Aragon is an impressive fighter and one of the accomplished heroes of the trilogy. Yet his fight against the Nazgul is just laughable. A few Nazgul do get set on fire but mostly they just attack Aragon one at a time and essentially let Aragon get the better of them before running away like chumps. It's almost like their (non-existent)  hearts aren't in the hunt for the One Ring.

1 Elrond Casually Dooms Everyone

The flashback retelling Isildur’s fall to the corruption of the One Ring is Lord of the Rings at its most epic and jaw-dropping. The sequence with Sauron’s first “defeat” and Isildur’s subsequent fall is just an achievement unlike any other on just a visual level.

However, as impressive that flashback is, it’s still host to one of the most momentously weird and stupid moments in the trilogy. Elrond and Isildur find themselves in the middle of Mount Doom and all Isildur has to do is throw the ring into the fire but he refuses (and sets up the event epic to come) and, inexplicably, Elrond just lets him go.

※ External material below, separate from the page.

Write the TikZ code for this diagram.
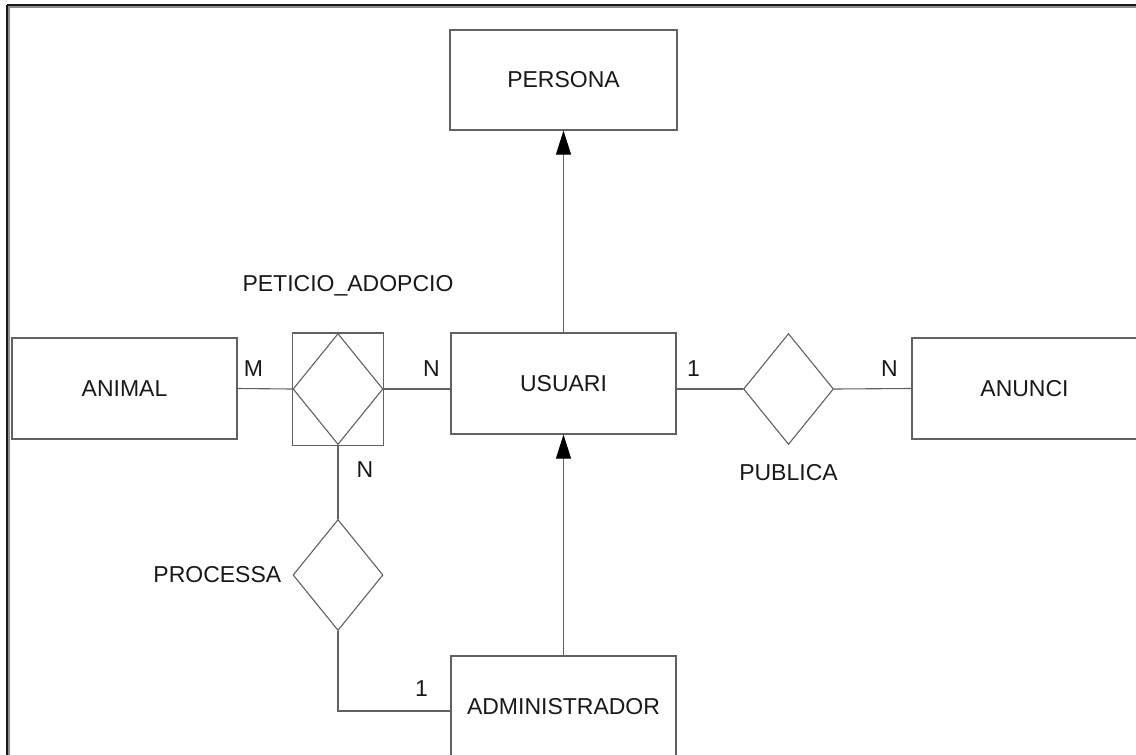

Isildur causally and calmly walks out of Mount Doom while Elrond just stands there yelling at him. Hugo Weaving does a fantastic job playing the moment but there’s no getting around that Elrond just lets Isildur ruin the world.

It’s well within Elrond’s character to fight back or even push Isildur into the fire but he does nothing. As much as that moment causes Elrond to resent humans for generations, he’s just as much to blame for what happened.